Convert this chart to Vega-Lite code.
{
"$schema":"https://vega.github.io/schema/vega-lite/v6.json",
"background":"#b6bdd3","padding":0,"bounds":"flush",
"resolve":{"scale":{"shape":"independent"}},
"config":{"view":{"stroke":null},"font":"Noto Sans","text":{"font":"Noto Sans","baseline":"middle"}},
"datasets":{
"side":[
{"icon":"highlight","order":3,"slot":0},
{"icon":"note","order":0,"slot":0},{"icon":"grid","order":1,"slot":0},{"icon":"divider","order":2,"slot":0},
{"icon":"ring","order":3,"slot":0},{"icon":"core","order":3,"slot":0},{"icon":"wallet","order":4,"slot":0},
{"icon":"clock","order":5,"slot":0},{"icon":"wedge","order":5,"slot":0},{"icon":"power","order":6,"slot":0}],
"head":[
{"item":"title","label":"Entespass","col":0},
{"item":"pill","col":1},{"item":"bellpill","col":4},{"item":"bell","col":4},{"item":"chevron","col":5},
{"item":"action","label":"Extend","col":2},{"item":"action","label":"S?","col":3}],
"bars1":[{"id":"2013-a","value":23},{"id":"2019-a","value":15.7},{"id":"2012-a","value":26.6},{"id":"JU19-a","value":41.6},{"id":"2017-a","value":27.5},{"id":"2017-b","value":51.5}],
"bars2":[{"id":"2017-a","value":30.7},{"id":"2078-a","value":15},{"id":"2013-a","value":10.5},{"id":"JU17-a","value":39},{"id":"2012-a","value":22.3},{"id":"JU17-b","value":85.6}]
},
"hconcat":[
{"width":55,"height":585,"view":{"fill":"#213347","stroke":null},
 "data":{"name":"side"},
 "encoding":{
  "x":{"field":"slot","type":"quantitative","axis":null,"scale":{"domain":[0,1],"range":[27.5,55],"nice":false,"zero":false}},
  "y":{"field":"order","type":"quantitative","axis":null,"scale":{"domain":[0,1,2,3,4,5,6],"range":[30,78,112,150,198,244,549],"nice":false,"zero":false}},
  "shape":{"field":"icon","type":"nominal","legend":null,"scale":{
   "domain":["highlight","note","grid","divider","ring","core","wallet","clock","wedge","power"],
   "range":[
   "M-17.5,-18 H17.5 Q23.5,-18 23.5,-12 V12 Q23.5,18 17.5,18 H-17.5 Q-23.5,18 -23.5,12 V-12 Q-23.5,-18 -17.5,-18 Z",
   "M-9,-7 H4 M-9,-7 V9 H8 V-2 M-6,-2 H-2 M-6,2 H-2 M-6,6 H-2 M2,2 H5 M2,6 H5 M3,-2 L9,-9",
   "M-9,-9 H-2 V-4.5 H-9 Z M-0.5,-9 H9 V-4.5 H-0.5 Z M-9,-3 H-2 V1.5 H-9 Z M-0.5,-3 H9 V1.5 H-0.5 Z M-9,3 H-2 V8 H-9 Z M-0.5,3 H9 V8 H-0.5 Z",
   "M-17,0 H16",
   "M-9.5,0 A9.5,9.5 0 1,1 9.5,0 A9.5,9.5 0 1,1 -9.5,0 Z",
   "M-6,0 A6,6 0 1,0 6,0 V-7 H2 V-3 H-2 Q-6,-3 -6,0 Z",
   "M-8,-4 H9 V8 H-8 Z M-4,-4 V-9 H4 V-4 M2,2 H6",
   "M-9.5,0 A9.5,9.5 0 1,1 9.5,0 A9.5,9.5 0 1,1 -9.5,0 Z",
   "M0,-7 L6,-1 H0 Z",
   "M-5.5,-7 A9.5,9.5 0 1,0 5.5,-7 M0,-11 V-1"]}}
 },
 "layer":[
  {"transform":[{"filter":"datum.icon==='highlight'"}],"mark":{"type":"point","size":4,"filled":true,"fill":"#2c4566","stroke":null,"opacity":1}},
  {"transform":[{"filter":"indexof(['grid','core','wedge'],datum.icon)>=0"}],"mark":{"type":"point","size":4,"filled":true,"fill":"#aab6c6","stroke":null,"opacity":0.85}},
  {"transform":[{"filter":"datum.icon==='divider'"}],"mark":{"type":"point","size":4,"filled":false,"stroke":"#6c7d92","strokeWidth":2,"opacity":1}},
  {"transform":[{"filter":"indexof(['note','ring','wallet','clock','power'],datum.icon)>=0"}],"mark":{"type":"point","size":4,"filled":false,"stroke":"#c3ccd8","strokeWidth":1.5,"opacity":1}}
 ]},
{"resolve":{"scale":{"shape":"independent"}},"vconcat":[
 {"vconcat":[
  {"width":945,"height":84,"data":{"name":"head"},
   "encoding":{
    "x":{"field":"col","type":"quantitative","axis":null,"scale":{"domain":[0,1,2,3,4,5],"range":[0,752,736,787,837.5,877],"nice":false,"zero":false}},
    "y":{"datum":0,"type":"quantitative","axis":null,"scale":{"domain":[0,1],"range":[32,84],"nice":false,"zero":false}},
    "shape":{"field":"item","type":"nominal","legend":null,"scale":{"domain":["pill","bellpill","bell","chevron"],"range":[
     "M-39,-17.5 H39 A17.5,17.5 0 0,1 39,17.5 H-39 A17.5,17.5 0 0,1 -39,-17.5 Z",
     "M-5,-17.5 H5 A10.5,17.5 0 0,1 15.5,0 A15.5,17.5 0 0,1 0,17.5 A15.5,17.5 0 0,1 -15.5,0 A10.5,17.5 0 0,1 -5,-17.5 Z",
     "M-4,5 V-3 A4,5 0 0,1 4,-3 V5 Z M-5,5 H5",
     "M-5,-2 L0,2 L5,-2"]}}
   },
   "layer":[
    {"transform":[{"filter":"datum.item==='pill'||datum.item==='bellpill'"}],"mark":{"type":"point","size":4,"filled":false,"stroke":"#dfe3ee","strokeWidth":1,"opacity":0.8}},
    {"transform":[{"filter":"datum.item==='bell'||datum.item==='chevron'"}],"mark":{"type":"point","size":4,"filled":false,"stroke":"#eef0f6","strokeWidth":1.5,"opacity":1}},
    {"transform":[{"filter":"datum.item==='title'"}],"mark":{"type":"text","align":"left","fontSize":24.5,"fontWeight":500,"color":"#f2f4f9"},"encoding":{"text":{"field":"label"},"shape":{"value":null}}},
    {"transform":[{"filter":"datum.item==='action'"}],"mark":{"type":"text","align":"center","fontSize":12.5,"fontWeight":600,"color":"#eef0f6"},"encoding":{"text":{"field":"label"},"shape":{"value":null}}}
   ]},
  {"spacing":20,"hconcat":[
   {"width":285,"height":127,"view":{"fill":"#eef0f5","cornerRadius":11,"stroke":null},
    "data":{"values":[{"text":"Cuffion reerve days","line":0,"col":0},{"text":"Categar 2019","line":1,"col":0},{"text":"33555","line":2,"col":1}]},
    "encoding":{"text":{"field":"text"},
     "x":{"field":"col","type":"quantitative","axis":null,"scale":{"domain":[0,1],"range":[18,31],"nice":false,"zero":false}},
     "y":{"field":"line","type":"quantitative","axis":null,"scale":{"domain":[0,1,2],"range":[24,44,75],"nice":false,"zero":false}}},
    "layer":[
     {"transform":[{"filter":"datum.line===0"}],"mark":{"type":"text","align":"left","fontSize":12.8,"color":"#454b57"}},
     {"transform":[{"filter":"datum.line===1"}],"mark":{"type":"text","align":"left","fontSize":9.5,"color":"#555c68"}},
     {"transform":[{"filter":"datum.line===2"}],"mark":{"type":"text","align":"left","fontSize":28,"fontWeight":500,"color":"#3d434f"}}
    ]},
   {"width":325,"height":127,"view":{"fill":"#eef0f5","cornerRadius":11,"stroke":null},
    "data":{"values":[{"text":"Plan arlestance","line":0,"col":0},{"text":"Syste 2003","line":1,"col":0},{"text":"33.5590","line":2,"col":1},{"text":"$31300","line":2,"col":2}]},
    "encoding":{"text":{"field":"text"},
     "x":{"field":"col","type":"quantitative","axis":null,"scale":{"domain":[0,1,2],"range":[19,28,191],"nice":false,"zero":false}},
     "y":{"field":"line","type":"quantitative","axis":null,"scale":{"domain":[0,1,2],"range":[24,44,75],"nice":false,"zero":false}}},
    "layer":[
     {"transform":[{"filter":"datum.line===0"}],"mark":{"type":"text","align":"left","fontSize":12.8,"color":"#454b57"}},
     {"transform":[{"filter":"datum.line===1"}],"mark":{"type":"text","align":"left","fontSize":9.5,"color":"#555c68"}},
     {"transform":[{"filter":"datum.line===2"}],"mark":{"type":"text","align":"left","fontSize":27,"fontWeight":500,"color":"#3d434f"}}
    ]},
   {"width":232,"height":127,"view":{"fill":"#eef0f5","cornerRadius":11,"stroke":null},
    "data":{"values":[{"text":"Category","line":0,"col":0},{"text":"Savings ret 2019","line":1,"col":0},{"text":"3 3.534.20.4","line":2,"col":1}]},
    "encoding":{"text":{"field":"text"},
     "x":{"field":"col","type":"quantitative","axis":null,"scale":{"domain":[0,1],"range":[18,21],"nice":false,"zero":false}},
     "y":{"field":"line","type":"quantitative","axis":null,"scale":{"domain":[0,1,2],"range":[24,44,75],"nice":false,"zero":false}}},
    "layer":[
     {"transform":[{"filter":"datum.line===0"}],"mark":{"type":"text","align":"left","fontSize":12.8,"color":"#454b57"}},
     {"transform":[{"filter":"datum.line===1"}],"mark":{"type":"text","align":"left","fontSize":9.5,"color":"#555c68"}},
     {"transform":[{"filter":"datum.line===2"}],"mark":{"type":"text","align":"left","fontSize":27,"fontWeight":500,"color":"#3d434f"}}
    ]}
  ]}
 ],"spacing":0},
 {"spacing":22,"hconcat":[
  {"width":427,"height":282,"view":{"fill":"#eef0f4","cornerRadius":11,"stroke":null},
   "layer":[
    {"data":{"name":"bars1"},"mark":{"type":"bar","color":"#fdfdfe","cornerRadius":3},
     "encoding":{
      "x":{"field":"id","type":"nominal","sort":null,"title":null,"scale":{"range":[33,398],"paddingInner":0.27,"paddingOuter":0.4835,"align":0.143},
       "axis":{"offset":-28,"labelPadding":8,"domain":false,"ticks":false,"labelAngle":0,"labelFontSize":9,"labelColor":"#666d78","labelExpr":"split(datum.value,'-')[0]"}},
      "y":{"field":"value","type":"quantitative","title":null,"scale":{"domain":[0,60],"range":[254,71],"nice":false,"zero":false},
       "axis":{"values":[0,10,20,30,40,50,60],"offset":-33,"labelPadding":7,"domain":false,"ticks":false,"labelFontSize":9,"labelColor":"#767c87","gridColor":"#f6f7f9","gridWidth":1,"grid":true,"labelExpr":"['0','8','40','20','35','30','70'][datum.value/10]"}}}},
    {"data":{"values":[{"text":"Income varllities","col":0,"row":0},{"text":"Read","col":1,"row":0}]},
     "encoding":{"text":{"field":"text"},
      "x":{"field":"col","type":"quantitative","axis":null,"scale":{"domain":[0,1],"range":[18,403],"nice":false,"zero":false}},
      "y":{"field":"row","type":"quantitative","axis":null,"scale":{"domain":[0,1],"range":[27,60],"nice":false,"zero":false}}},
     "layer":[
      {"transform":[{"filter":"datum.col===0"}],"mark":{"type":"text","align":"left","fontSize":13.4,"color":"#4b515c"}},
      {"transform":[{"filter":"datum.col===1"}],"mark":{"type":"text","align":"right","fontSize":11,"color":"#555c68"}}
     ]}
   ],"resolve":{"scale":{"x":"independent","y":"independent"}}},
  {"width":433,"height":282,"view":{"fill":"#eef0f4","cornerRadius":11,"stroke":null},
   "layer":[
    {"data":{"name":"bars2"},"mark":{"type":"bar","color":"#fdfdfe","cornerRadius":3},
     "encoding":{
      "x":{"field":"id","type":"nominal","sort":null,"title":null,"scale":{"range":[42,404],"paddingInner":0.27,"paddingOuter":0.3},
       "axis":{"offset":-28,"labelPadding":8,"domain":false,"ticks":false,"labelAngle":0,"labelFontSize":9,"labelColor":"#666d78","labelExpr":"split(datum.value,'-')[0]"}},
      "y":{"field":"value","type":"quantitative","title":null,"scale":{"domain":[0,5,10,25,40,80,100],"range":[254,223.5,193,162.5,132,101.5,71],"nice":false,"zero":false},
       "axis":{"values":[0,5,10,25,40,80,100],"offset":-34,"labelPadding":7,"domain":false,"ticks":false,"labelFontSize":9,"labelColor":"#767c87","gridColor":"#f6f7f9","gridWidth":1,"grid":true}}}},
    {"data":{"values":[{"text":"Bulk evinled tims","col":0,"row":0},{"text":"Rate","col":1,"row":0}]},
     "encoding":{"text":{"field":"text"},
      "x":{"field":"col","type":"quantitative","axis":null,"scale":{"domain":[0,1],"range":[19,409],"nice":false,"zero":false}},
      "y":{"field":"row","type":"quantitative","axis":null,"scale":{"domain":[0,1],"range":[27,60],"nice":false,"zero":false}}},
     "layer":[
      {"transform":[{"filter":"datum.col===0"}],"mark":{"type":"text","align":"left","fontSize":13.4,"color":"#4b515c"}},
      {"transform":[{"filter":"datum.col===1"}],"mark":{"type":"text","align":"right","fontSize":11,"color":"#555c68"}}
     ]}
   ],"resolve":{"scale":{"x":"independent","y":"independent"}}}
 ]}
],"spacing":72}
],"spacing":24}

________________________________________

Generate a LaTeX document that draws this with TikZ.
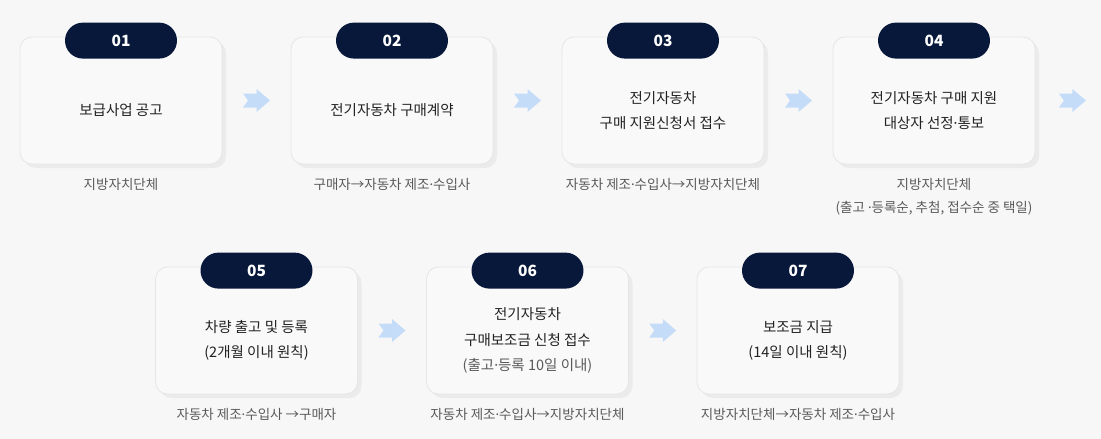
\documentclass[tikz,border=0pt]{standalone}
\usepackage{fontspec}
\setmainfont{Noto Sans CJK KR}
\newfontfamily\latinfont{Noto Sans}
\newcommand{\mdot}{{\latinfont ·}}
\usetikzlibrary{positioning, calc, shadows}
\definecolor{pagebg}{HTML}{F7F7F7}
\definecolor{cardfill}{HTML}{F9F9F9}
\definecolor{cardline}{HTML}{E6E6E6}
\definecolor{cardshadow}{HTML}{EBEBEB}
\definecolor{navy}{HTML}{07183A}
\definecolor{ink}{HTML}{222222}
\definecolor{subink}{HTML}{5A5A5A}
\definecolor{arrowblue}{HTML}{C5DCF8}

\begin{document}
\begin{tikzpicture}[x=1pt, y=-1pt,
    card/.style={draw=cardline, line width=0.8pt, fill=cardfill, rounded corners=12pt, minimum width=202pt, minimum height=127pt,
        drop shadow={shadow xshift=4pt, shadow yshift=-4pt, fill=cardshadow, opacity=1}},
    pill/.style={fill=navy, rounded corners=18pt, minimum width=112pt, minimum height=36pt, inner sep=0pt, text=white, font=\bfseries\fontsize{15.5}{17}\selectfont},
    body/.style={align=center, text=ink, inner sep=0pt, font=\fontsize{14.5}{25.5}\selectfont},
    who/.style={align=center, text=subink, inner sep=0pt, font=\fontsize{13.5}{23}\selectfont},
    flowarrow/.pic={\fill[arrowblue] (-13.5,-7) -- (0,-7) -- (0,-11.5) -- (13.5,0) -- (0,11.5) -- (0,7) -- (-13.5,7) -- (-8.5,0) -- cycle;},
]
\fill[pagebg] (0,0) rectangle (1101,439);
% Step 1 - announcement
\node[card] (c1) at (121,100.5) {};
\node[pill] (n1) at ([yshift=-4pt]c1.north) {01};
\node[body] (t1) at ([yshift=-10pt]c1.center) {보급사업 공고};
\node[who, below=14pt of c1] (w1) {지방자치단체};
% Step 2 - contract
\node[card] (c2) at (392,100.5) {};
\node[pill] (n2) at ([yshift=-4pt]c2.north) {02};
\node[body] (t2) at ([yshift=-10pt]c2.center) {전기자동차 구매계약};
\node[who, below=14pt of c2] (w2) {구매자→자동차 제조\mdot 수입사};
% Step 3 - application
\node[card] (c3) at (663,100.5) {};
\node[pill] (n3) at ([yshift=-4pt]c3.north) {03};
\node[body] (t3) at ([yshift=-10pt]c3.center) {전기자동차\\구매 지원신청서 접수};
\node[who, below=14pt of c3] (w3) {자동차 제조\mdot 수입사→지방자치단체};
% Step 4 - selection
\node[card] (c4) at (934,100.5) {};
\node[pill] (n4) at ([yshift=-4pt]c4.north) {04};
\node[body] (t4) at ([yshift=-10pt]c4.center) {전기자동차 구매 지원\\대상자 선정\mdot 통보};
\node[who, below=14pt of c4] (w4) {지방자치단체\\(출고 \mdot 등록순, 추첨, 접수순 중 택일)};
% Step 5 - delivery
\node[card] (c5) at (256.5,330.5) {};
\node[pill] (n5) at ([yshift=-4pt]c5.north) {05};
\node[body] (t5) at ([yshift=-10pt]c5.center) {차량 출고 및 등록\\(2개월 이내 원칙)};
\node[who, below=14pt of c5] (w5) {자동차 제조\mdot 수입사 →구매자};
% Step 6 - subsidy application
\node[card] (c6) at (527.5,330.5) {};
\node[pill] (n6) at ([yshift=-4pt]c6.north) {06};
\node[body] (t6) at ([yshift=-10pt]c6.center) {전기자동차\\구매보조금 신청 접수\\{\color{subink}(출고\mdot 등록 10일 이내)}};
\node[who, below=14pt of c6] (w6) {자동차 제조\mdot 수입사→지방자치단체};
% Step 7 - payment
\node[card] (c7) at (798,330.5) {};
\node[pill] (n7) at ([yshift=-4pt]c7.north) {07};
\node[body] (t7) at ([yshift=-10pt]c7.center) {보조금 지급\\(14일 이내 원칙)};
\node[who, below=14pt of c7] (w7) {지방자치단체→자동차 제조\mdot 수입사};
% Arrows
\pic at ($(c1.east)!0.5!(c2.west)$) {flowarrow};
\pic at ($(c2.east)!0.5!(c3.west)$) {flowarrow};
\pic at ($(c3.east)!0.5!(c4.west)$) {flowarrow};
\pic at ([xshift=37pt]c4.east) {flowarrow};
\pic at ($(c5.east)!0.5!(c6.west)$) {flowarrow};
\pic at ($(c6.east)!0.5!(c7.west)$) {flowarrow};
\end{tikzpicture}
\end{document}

________________________________________

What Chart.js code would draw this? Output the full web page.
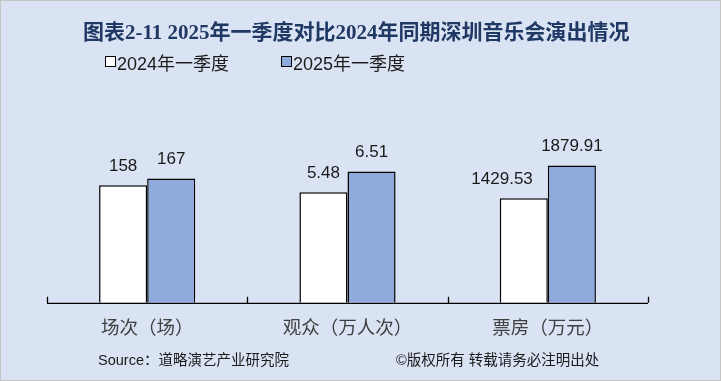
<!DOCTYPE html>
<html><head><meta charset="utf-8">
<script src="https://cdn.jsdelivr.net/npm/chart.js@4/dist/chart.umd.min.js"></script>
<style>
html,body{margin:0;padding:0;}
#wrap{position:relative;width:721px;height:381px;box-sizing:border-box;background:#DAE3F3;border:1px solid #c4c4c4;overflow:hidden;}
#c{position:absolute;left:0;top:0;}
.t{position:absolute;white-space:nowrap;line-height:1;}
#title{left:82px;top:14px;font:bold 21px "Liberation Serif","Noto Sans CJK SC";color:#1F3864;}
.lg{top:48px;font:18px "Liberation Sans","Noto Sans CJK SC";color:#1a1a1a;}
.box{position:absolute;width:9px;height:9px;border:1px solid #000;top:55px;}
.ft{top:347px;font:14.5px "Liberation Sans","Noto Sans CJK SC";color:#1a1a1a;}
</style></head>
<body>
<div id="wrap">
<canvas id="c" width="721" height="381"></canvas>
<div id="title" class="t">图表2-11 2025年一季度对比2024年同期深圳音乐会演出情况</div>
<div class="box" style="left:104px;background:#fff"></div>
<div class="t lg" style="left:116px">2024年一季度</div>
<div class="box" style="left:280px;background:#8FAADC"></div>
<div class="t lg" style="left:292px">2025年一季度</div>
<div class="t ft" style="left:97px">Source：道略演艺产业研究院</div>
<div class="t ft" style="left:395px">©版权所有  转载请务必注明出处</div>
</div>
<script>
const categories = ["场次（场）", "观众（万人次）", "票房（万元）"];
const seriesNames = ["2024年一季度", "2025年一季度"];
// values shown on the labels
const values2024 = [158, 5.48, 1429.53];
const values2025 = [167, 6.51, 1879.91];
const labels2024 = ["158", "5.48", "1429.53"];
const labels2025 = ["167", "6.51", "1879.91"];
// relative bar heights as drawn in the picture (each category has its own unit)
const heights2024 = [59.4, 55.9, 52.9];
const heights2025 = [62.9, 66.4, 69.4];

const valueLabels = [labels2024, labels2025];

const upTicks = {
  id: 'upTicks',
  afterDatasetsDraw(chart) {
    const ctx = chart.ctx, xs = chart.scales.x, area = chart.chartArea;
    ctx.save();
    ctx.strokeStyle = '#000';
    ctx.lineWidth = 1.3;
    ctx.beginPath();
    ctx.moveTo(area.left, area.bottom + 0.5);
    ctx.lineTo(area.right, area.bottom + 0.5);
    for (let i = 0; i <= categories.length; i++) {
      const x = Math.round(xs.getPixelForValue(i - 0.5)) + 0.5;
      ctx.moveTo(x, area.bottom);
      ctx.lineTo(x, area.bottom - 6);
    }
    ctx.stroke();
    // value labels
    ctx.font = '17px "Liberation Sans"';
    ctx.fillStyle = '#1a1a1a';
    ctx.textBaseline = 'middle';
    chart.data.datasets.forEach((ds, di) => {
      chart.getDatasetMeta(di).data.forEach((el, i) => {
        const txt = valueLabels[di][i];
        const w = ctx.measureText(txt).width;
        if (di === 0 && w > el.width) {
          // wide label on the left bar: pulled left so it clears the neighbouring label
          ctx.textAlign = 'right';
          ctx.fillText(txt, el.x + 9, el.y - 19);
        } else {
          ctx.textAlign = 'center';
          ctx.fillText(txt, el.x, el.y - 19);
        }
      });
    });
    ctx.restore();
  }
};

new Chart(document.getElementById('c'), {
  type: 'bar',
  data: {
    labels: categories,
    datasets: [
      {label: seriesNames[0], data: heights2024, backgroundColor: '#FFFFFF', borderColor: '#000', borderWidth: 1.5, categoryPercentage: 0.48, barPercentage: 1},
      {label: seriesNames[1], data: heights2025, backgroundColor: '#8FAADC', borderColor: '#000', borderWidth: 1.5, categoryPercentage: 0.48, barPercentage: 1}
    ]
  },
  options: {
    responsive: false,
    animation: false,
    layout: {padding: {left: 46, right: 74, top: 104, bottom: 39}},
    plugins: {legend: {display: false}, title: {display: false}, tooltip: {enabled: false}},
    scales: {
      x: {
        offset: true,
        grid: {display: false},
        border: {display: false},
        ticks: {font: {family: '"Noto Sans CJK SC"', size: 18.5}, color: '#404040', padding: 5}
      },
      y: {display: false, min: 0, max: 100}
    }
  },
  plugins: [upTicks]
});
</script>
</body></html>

________________________________________

Only the number is wanted: how many lines of the data contain the word "this"?

#### [OUTPUT OF THE TASK]
3